Downtown is also the most logical base for day trips. South Station serves MBTA commuter rail lines and intercity Amtrak trains, making Providence reachable without a car. For ideas beyond the immediate city, the day trips from Boston guide lists options by travel time and interest.
On weekends, the Haymarket outdoor market operates on Fridays and Saturdays near the Government Center end of the Greenway, selling produce and fish at prices well below retail. It's been running in roughly the same location since the 1800s and remains one of the most distinctly local experiences in an otherwise tourist-heavy part of the city.
ℹ️ Good to know
Many of the Freedom Trail sites charge separate admission: the Old South Meeting House, Old State House, and Paul Revere House all have entry fees. The trail itself, and several sites including Faneuil Hall, are free. Budget about half a day if you plan to go inside multiple stops between Downtown Crossing and the North End.
TL;DR
Downtown Boston is Boston's historic and commercial core, with the highest concentration of Freedom Trail sites, MBTA connections, and civic landmarks in the city.

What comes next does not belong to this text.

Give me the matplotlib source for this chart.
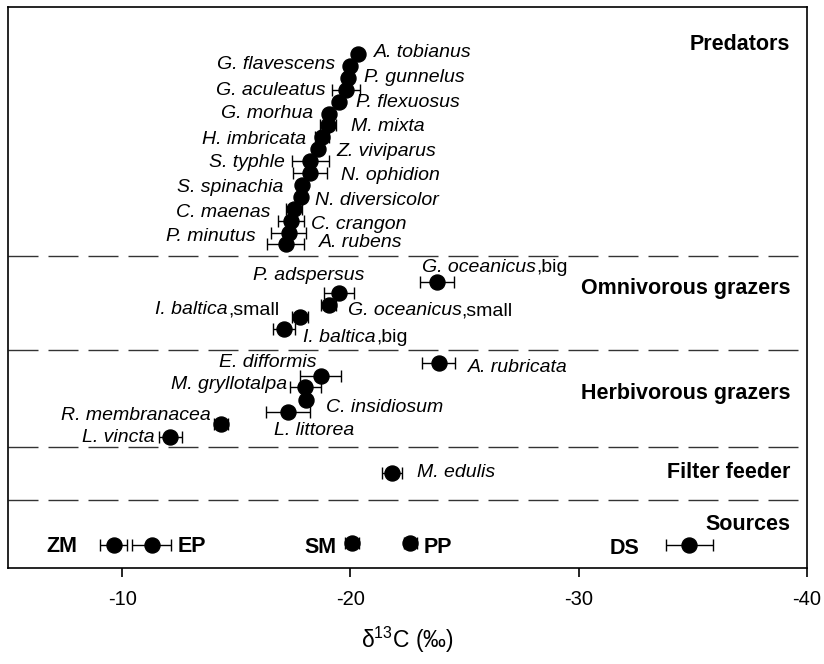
import matplotlib
matplotlib.use('Agg')
import matplotlib.pyplot as plt

plt.rcParams['font.family'] = ['Liberation Sans', 'DejaVu Sans']
plt.rcParams['mathtext.fontset'] = 'custom'
plt.rcParams['mathtext.rm'] = 'Liberation Sans'
plt.rcParams['mathtext.it'] = 'Liberation Sans:italic'
plt.rcParams['axes.unicode_minus'] = False

# --- data (d13C mean, sd, vertical plotting position) ---
pred_names = ['A. tobianus', 'G. flavescens', 'P. gunnelus', 'G. aculeatus',
              'P. flexuosus', 'G. morhua', 'M. mixta', 'H. imbricata',
              'Z. viviparus', 'S. typhle', 'N. ophidion', 'S. spinachia',
              'N. diversicolor', 'C. maenas', 'C. crangon', 'P. minutus',
              'A. rubens']
pred_d13c = [-20.32, -20.0, -19.88, -19.82, -19.49, -19.05, -19.01, -18.76,
             -18.57, -18.25, -18.22, -17.89, -17.84, -17.52, -17.40, -17.30,
             -17.16]
pred_sd = [0.15, 0.15, 0.15, 0.62, 0.15, 0.15, 0.35, 0.30,
           0.15, 0.82, 0.75, 0.15, 0.15, 0.36, 0.58, 0.77, 0.81]
pred_ypos = [514, 502, 490, 478, 466, 454, 443, 431, 419, 407, 395, 383,
             371, 359, 347, 335, 324]

omni_names = ['P. adspersus', 'G. oceanicus,big', 'G. oceanicus,small',
              'I. baltica,small', 'I. baltica,big']
omni_d13c = [-19.49, -23.79, -19.05, -17.80, -17.10]
omni_sd = [0.66, 0.73, 0.33, 0.36, 0.47]
omni_ypos = [275, 286, 263, 251, 239]

herb_names = ['E. difformis', 'A. rubricata', 'M. gryllotalpa', 'C. insidiosum',
              'L. littorea', 'R. membranacea', 'L. vincta']
herb_d13c = [-18.69, -23.87, -18.03, -18.06, -17.26, -14.34, -12.11]
herb_sd = [0.90, 0.73, 0.67, 0.15, 0.95, 0.30, 0.51]
herb_ypos = [192, 205, 181, 168, 156, 144, 131]

filt_names = ['M. edulis']
filt_d13c = [-21.82]
filt_sd = [0.42]
filt_ypos = [95]

src_names = ['ZM', 'EP', 'SM', 'PP', 'DS']
src_d13c = [-9.63, -11.30, -20.07, -22.63, -34.85]
src_sd = [0.60, 0.85, 0.30, 0.30, 1.03]
src_ypos = [23, 23, 25, 25, 23]

group_names = ['Predators', 'Omnivorous grazers', 'Herbivorous grazers',
               'Filter feeder', 'Sources']
group_ypos = [523, 279, 174, 95, 43]
divider_ypos = [312, 218, 121, 68]

# --- label layout (pixel offsets from the point, alignment) ---
pred_lab = [(16, 1, 'left'), (-15, 1, 'right'), (16, 0, 'left'), (-21, -1, 'right'),
            (17, -1, 'left'), (-16, 0, 'right'), (23, -2, 'left'), (-16, -3, 'right'),
            (19, -3, 'left'), (-26, -2, 'right'), (31, -3, 'left'), (-19, -3, 'right'),
            (14, -4, 'left'), (-23, -4, 'right'), (20, -4, 'left'), (-33, -4, 'right'),
            (33, 1, 'left')]
omni_lab = [(26, 17, 'right'), (-15, 14, 'left'), (19, -6, 'left'),
            (-21, 7, 'right'), (19, -9, 'left')]
herb_lab = [(-4, 13, 'right'), (29, -5, 'left'), (-18, 2, 'right'), (20, -8, 'left'),
            (-14, -19, 'left'), (-10, 8, 'right'), (-16, -1, 'right')]
filt_lab = [(25, 0, 'left')]
src_lab = [(-36, -2, 'right'), (26, -2, 'left'), (-15, -5, 'right'),
           (13, -5, 'left'), (-50, -4, 'right')]

fig = plt.figure(figsize=(8.24, 6.64), dpi=100)
ax = fig.add_axes([0.0097, 0.1446, 0.9697, 0.8449])


def species_label(name, x, y, dx, dy, ha):
    # italic species name, upright size class after the comma
    main, sep, rest = name.partition(',')
    it = dict(fontsize=14, fontstyle='italic')
    up = dict(fontsize=14)
    if not sep:
        ax.annotate(name, (x, y), xytext=(dx, dy), textcoords='offset pixels',
                    ha=ha, va='center', zorder=4, **it)
    elif ha == 'left':
        t = ax.annotate(main, (x, y), xytext=(dx, dy), textcoords='offset pixels',
                        ha='left', va='center', zorder=4, **it)
        ax.annotate(sep + rest, (1, 0), xycoords=t, ha='left', va='bottom',
                    zorder=4, **up)
    else:
        t = ax.annotate(sep + rest, (x, y), xytext=(dx, dy), textcoords='offset pixels',
                        ha='right', va='center', zorder=4, **up)
        ax.annotate(main, (0, 0), xycoords=t, ha='right', va='bottom',
                    zorder=4, **it)


def draw_group(names, d13c, sd, ypos, labs, italic=True):
    ax.errorbar(d13c, ypos, xerr=sd, fmt='o', color='k', ms=10.8,
                elinewidth=1.0, capsize=4.5, capthick=1.0, zorder=3)
    for name, x, y, (dx, dy, ha) in zip(names, d13c, ypos, labs):
        if italic:
            species_label(name, x, y, dx, dy, ha)
        else:
            ax.annotate(name, (x, y), xytext=(dx, dy), textcoords='offset pixels',
                        ha=ha, va='center', fontsize=15.5, fontweight='bold')


draw_group(pred_names, pred_d13c, pred_sd, pred_ypos, pred_lab)
draw_group(omni_names, omni_d13c, omni_sd, omni_ypos, omni_lab)
draw_group(herb_names, herb_d13c, herb_sd, herb_ypos, herb_lab)
draw_group(filt_names, filt_d13c, filt_sd, filt_ypos, filt_lab)
draw_group(src_names, src_d13c, src_sd, src_ypos, src_lab, italic=False)

for yd in divider_ypos:
    ax.axhline(yd, color='#333333', lw=1.0, dashes=(21.6, 7.2), zorder=1)

trans = ax.get_yaxis_transform()
for g, gy in zip(group_names, group_ypos):
    ax.text(0.979, gy, g, transform=trans, ha='right', va='center',
            fontsize=15.5, fontweight='bold')

ax.set_xlim(-5, -40)
ax.set_ylim(0, 561)
ax.set_xticks([-10, -20, -30, -40])
ax.set_yticks([])
ax.tick_params(axis='x', direction='out', length=6.5, width=1.2,
               labelsize=14.5, pad=9)
for sp in ax.spines.values():
    sp.set_linewidth(1.2)
ax.set_xlabel('δ$^{13}$C (‰)', fontsize=16.5, labelpad=12)

fig.savefig('out.png', dpi=100)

Best for: first-time visitors focused on history and landmarks, business travelers, anyone using Boston as a base for day trips via South Station.
Not ideal for: travelers seeking neighborhood character, evening dining variety, or a quiet residential feel. The Financial District empties fast after business hours.
Transit: the strongest transit access in the city, with five major MBTA stations (Park Street, Downtown Crossing, State, Government Center, South Station) covering the subway lines.
Walk times: Beacon Hill is 5 minutes west, the North End is 10 minutes north via the Greenway, the Seaport is 15 minutes southeast. Almost nothing requires a train ride from here.